Yes, we have. Both the T-800 and T-850 overrode their programming. The T-800 in defying John Connor's orders. The T-850 in overriding the T-X's reprogramming, and even keeping some of its personality despite it.
Again, this is not learning, this is storing information.
Ok, then how do you rationalize the terminator saying that he is read-only, a term which specifically applies to writing information on drives? I know you said this:
No, read-only is NOT a term that specifically applies to drives, indeed, it hardly EVER is applied to drives, it's applied to memory most of the time. Also, he didn't say his memory was read-only, he said is CPU was read-only. Those are two completely different things. And in fact, I've said so multiple times over, so you don't seem to be willing to understand this.
Again, see above. Writing to memory, and the chip itself being able to write are two entirely different things.
The only difference is just how the data is stored, randomly, or not. Not exactly a big difference.
Plus, I'm pretty sure the terminators on this show at least write stuff to a drive, not just RAM, otherwise the reboot when electrocuted would cause them to forget any information stored since their last boot.
No, it has nothing to do with data being stored, randomly or not - no data is EVER stored randomly. Randomly stored data equals no data at all. You don't understand how computers function, obviously. You do not understand the difference between a neural net computer chip, and a static computer chip. Go look them up, unless you understand the true nitty gritty of what a simple computer does, and how it manipulates data, you'll obviously never understand what I'm talking about. Hell, it seems your even too pigheaded to learn what I've been trying to tell you, as you keep yourself forced into one mode of thinking, without bothering to think about what I've written, as above.

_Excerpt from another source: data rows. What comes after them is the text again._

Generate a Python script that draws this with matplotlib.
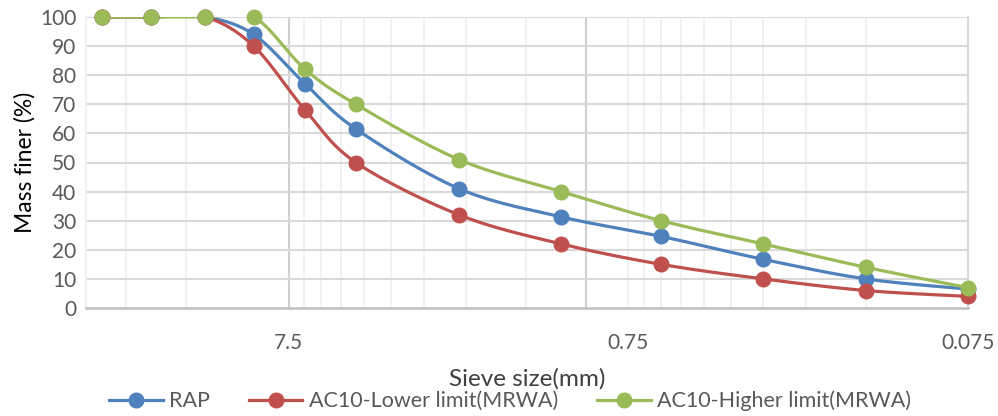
import numpy as np
import matplotlib
matplotlib.use("Agg")
import matplotlib.pyplot as plt
from matplotlib.lines import Line2D

plt.rcParams['font.family'] = ['Lato', 'DejaVu Sans']

# sieve sizes (mm) and percent passing
sieve = [26.5, 19, 13.2, 9.5, 6.7, 4.75, 2.36, 1.18, 0.6, 0.3, 0.15, 0.075]
rap = [100, 100, 100, 94, 77, 61.5, 41, 31.3, 24.6, 16.7, 10, 6.5]
lower = [100, 100, 100, 90, 68, 50, 32, 22, 15, 10, 6, 4]
upper = [100, 100, 100, 100, 82, 70, 51, 40, 30, 22, 14, 7]

series_names = ['RAP', 'AC10-Lower limit(MRWA)', 'AC10-Higher limit(MRWA)']
series_colors = ['#4F81BD', '#C0504D', '#9BBB59']
xtick_vals = [7.5, 0.75, 0.075]
ytick_vals = list(range(0, 101, 10))


def smooth(xs, ys, n=30):
    # cubic bezier through the points (catmull-rom style), done in log-x space
    u = np.log10(np.asarray(xs, float))
    v = np.asarray(ys, float)
    P = np.column_stack([u, v])
    Pp = np.vstack([P[0], P, P[-1]])
    out = []
    t = np.linspace(0, 1, n)[:, None]
    for i in range(len(P) - 1):
        p0, p1, p2, p3 = Pp[i], Pp[i + 1], Pp[i + 2], Pp[i + 3]
        c1 = p1 + (p2 - p0) / 6
        c2 = p2 - (p3 - p1) / 6
        seg = ((1 - t) ** 3) * p1 + 3 * ((1 - t) ** 2) * t * c1 \
            + 3 * (1 - t) * t ** 2 * c2 + t ** 3 * p2
        out.append(seg if i == 0 else seg[1:])
    out = np.vstack(out)
    return 10 ** out[:, 0], out[:, 1]


fig = plt.figure(figsize=(9.98, 4.16), dpi=100)
ax = fig.add_axes([86 / 998, 108 / 416, 882 / 998, 291 / 416])
ax.set_xscale('log')
ax.set_xlim(29.6, 0.075)
ax.set_ylim(0, 100)

# vertical grid: light minors, darker majors
minors = []
for base in [0.075, 0.75, 7.5]:
    for k in range(1, 10):
        minors.append(base * k)
for xv in minors:
    if xv < 29.6:
        ax.axvline(xv, color='#F0F0F0', lw=1.3, zorder=0)
for xv in [7.5, 1.0]:
    ax.axvline(xv, color='#D0D0D0', lw=1.5, zorder=0)
for yv in ytick_vals[1:]:
    ax.axhline(yv, color='#D9D9D9', lw=1.5, zorder=0)

ax.spines['top'].set_visible(False)
ax.spines['left'].set_color('#F0F0F0')
ax.spines['left'].set_linewidth(1.3)
ax.spines['right'].set_color('#D9D9D9')
ax.spines['right'].set_linewidth(1.5)
ax.spines['bottom'].set_color('#BFBFBF')
ax.spines['bottom'].set_linewidth(1.8)

for ys, name, col in zip([rap, lower, upper], series_names, series_colors):
    sx, sy = smooth(sieve, ys)
    ax.plot(sx, sy, color=col, lw=2.3, zorder=3, solid_capstyle='round')
    ax.plot(sieve, ys, 'o', color=col, ms=10.5, zorder=4, clip_on=False)

ax.set_xticks(xtick_vals)
ax.set_xticklabels(['7.5', '0.75', '0.075'])
ax.xaxis.set_minor_locator(matplotlib.ticker.NullLocator())
ax.set_yticks(ytick_vals)
ax.tick_params(axis='both', length=0, labelsize=15, colors='#595959')
ax.tick_params(axis='x', pad=18)
ax.tick_params(axis='y', pad=7)

ax.set_ylabel('Mass finer (%)', fontsize=16.5, color='black', labelpad=3)
fig.text(527 / 998, 1 - 379 / 416, 'Sieve size(mm)', fontsize=17.5,
         color='#404040', ha='center', va='center')

handles = [Line2D([], [], color=c, lw=2.3, marker='o', ms=10.5)
           for c in series_colors]
fig.legend(handles, series_names, loc='center', ncol=3, frameon=False,
           bbox_to_anchor=(510 / 998, 1 - 401 / 416), fontsize=15.5,
           labelcolor='#595959', handlelength=2.5, columnspacing=1.8,
           handletextpad=0.3, borderaxespad=0, borderpad=0)

fig.savefig('out.png', dpi=100, facecolor='white')
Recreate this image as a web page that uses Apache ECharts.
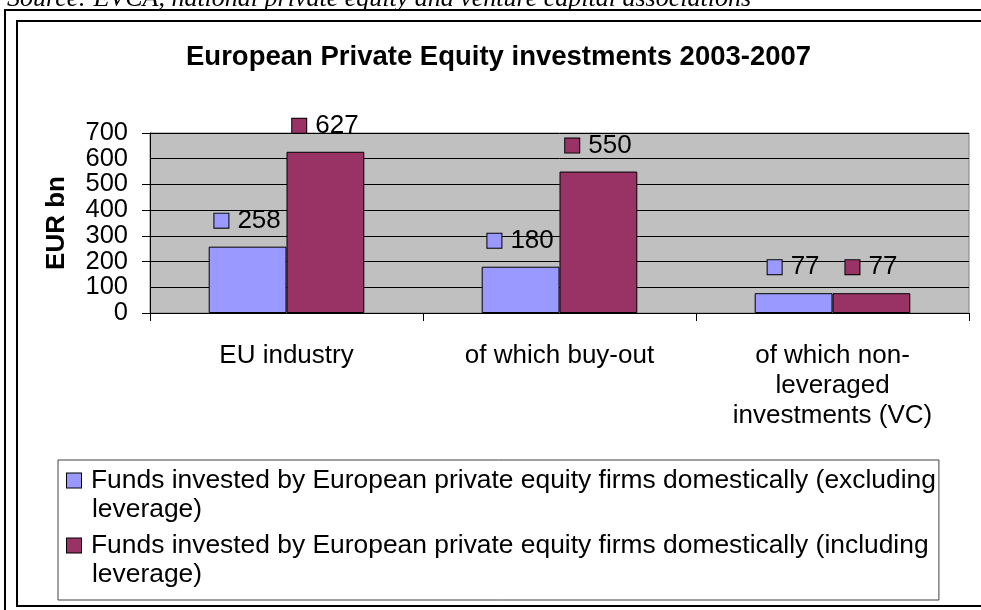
<!DOCTYPE html>
<html>
<head>
<meta charset="utf-8">
<title>European Private Equity investments 2003-2007</title>
<script src="https://cdn.jsdelivr.net/npm/echarts@6/dist/echarts.min.js"></script>
<style>
  html, body { margin: 0; padding: 0; background: #fff; }
  #chartBox { width: 981px; height: 610px; }
</style>
</head>
<body>
<div id="chartBox"></div>
<script>
// data
const categories = ['EU industry', 'of which buy-out', 'of which non-\nleveraged\ninvestments (VC)'];
const seriesNames = [
  'Funds invested by European private equity firms domestically (excluding leverage)',
  'Funds invested by European private equity firms domestically (including leverage)'
];
const excludingLeverage = [258, 180, 77];
const includingLeverage = [627, 550, 77];
const yMin = 0, yMax = 700, yStep = 100;
const seriesColors = ['#9999FF', '#993366'];

const FONT = 'Arial, "Liberation Sans", sans-serif';

// little coloured squares used in the value labels and legend
const markerRich = {};
seriesColors.forEach((c, i) => {
  markerRich['m' + i] = { width: 14, height: 14, backgroundColor: c, borderColor: '#000', borderWidth: 1 };
});

function valueLabel(p) {
  return '{m' + p.seriesIndex + '|}{g|}{v|' + p.value + '}';
}

function legendText(name) {
  const idx = seriesNames.indexOf(name);
  const cut = name.lastIndexOf(' ');
  return '{m' + idx + '|}{g|}' + name.slice(0, cut) + '\n{s|}' + name.slice(cut + 1);
}

const yLabelStyle = { margin: 22, fontFamily: FONT, fontSize: 25.5, color: '#000' };

const myChart = echarts.init(document.getElementById('chartBox'));
const option = {
  backgroundColor: '#fff',
  animation: false,
  title: {
    text: 'European Private Equity investments 2003-2007',
    left: 186,
    top: 43,
    padding: 0,
    textStyle: { fontFamily: FONT, fontSize: 27.5, fontWeight: 'bold', color: '#000' }
  },
  graphic: [
    { type: 'rect', shape: { x: 5, y: 10, width: 1100, height: 1100 }, style: { fill: null, stroke: '#000', lineWidth: 2 }, silent: true },
    { type: 'rect', shape: { x: 17, y: 21, width: 1100, height: 585 }, style: { fill: null, stroke: '#000', lineWidth: 2 }, silent: true },
    {
      type: 'text', left: 7, top: -14, silent: true,
      style: {
        text: 'Source: EVCA, national private equity and venture capital associations',
        font: 'italic 26px "Liberation Serif", "Times New Roman", serif',
        fill: '#000'
      }
    }
  ],
  legend: {
    orient: 'vertical',
    left: 58,
    top: 460,
    icon: 'none',
    itemWidth: 0,
    itemHeight: 15,
    itemGap: 7,
    padding: [6, 3, 11, 4],
    backgroundColor: '#fff',
    borderColor: '#404040',
    borderWidth: 1,
    selectedMode: false,
    data: seriesNames,
    formatter: legendText,
    textStyle: {
      fontFamily: FONT, fontSize: 26.4, lineHeight: 29, color: '#000',
      rich: Object.assign({ g: { width: 10 }, s: { width: 25 } }, markerRich)
    }
  },
  grid: {
    show: true,
    left: 150,
    right: 12,
    top: 133,
    bottom: 297,
    containLabel: false,
    outerBoundsMode: 'none',
    backgroundColor: '#C0C0C0',
    borderColor: '#808080',
    borderWidth: 1
  },
  xAxis: {
    type: 'category',
    data: categories,
    axisLine: { show: true, lineStyle: { color: '#000', width: 1 } },
    axisTick: { show: true, length: 8, alignWithLabel: false, lineStyle: { color: '#000' } },
    axisLabel: { interval: 0, margin: 28, fontFamily: FONT, fontSize: 26, lineHeight: 30, color: '#000' },
    splitLine: { show: false }
  },
  yAxis: [
    {
      type: 'value',
      min: yMin,
      max: yMax,
      interval: yStep,
      name: 'EUR bn',
      nameLocation: 'middle',
      nameGap: 80,
      nameMoveOverlap: false,
      nameTextStyle: { fontFamily: FONT, fontSize: 26, fontWeight: 'bold', color: '#000' },
      axisLine: { show: true, lineStyle: { color: '#000', width: 1 } },
      axisTick: { show: true, length: 8, lineStyle: { color: '#000' } },
      axisLabel: Object.assign({ showMinLabel: true, showMaxLabel: true }, yLabelStyle),
      splitLine: { show: true, lineStyle: { color: '#000', width: 1 } }
    },
    {
      // same scale again, only to print the labels next to min and max
      // which the first axis drops because the labels are tall
      type: 'value',
      position: 'left',
      min: yMin,
      max: yMax,
      interval: yStep,
      axisLine: { show: false },
      axisTick: { show: false },
      splitLine: { show: false },
      axisLabel: Object.assign({
        showMinLabel: false,
        showMaxLabel: false,
        formatter: v => (v === yMin + yStep || v === yMax - yStep) ? String(v) : ''
      }, yLabelStyle)
    }
  ],
  series: [excludingLeverage, includingLeverage].map((vals, i) => ({
    name: seriesNames[i],
    type: 'bar',
    data: vals,
    yAxisIndex: 0,
    barGap: '0%',
    barCategoryGap: '43%',
    itemStyle: { color: seriesColors[i], borderColor: '#000', borderWidth: 1 },
    emphasis: { disabled: true },
    label: {
      show: true,
      position: 'top',
      distance: 13,
      formatter: valueLabel,
      fontFamily: FONT,
      fontSize: 26,
      color: '#000',
      rich: Object.assign({ g: { width: 9 }, v: { fontFamily: FONT, fontSize: 26, color: '#000' } }, markerRich)
    }
  }))
};
myChart.setOption(option, true);
</script>
</body>
</html>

So even though the T-1000 finally did what he thought finished off the T-800 doesn't count as learning? If all he cared about was moving on at that point, he would've just left the T-800 instead of stabbing him and all that. He learned.

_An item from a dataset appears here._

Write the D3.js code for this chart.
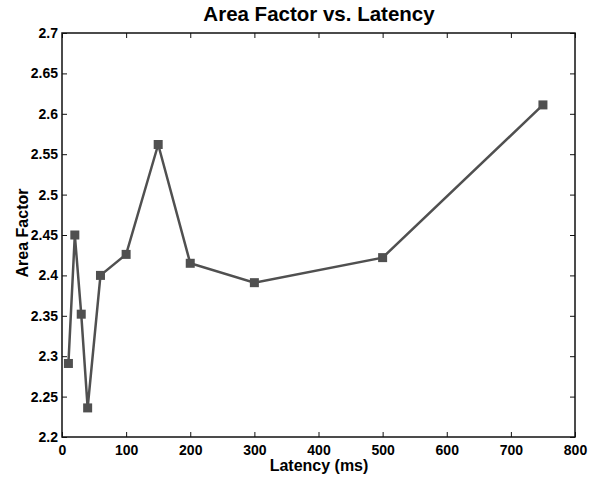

He didn't learn, not at all. It simply continued on its programmed course:
1. Kill John Connor.
2. If something is in way of killing John Connor, remove obstacle.
In the factory, the only way to remove the obstacle was to kill it, so it went about doing that. Before it didn't need to, so it didn't bother because, the moment it can go back to the prime directive it did so. The T-800 simply finally made itself too much of an obstacle that it couldn't default back to directive 1, unless directive 2 was made sure of.
There's no learning involved, it simply keeps running the programmed responses constantly.
Truly learning, would be able to ammend those directives. It would require it to reason, and say, "Look, directive 1 needs to be achieved, and the best way to do that, even is something is not an obstacle now, is to make sure it can't be an obstacle, so I'm going change my programming. I'm going to put directive 1 on hold, I'm going to modify two into adding future projections based upon past experience, I'll calculate changes of possible success and I'll now assign directive 2 greater importance that directive 1."
Suddenly, his programming would become:
1. Kill obstacle.
2. Kill John Connor.
A static computer can't do this, a static computer can only run a program, a set of consequtive rules, and any moment it'll check whether the current circumstances fit those rules, and it'll execute that rule.
And the T-1000 never did this either.
I believe the T-1000 wouldn't have such a switch because just how could it be activated? It would essentially be a useless unit.
Why would it need to be activated? The T-800s, according to Skynet did just fine without it active. So why would the T-1000 require it active?
It wasn't stationary when it had access to thousands of mobile units and nuclear artillery. There's a huge difference between that kind of computer, and a stoppable machine.
Of course not. A computer is a computer, whether it's mobile or not. A non-mobile computer would be easier to find and attack. The Terimnator, just like Skynet, would build its own army to attack Skynet and humanity with. Skynet reasoned it needed an army, and ever better army, and built one, and kept improving. This Terminator would do the same if it decided it needed to.
This doesn't make any sense. T2 is a story that does not have predestination, unlike T1. The terminators were sent back and they managed to at least delay Judgment Day, changing the outcome. If we're counting deleted scenes, they prevented it completely. Since the future was changed, outcomes would be different. If he sent back Kyle, and this time Kyle happened to conceive a child with Sarah, it may not be the exact same child that grows up into this John. The past has been altered and that version of the future erased. So John knowing that a T-800 was sent back and that he had his switch off implies predestination and that things cannot be changed. But things were changed, and every terminator movie or show since T2 has gone with this idea.
This has nothing to do with pre-destination, it's all got to do with the past, and you've won. If you've won, why would you continue trying to change the past? Your meddling could cause you to LOSE instead. So when you DO have to send things back in the past, because your enemy has already done so, why would you change it from what you remember? You would try to keep it as unchanged as you can, because you know that has the largest chance of leading to the desired outcome, because it already lead to the desired outcome. However, if you go about making changes even before you send something back, you might change the past in ways you don't want them changed, cause the T-1000 to succeed, you die a 10-year-old, and the machines win. Why would you possibly take that chance?
And no, the "Fuck you, asshole?" was entirely NOT learned. It simply dredged up all possible responses from its memory, then some type of subroutine chose which response, and the Terminate spoke this response.
It's funny that Skynet put that kind of thing in there then.
Why? If it couldn't speak, and could speak nothing new, it'd never be able to blend in, get picked out far too easily, and get blown to bits far too easilly.
Where did it pop up in the show?
I'm pretty sure he said he made her in this very episode. I think he's said it before, too. He could just be implying he made her new programming, but that was some pretty shoddy programming if there's some sort of hard wired terminate John Connor directive.
It would be even bigger shoddy programming and construction if he build a a robot from the ground up and HE decided to give it a hard-wired "terminate me" directive. "Hey, you know what? It isn't like I don't have enough Terminators trying to kill me, let's build another that wants do that! Fun!"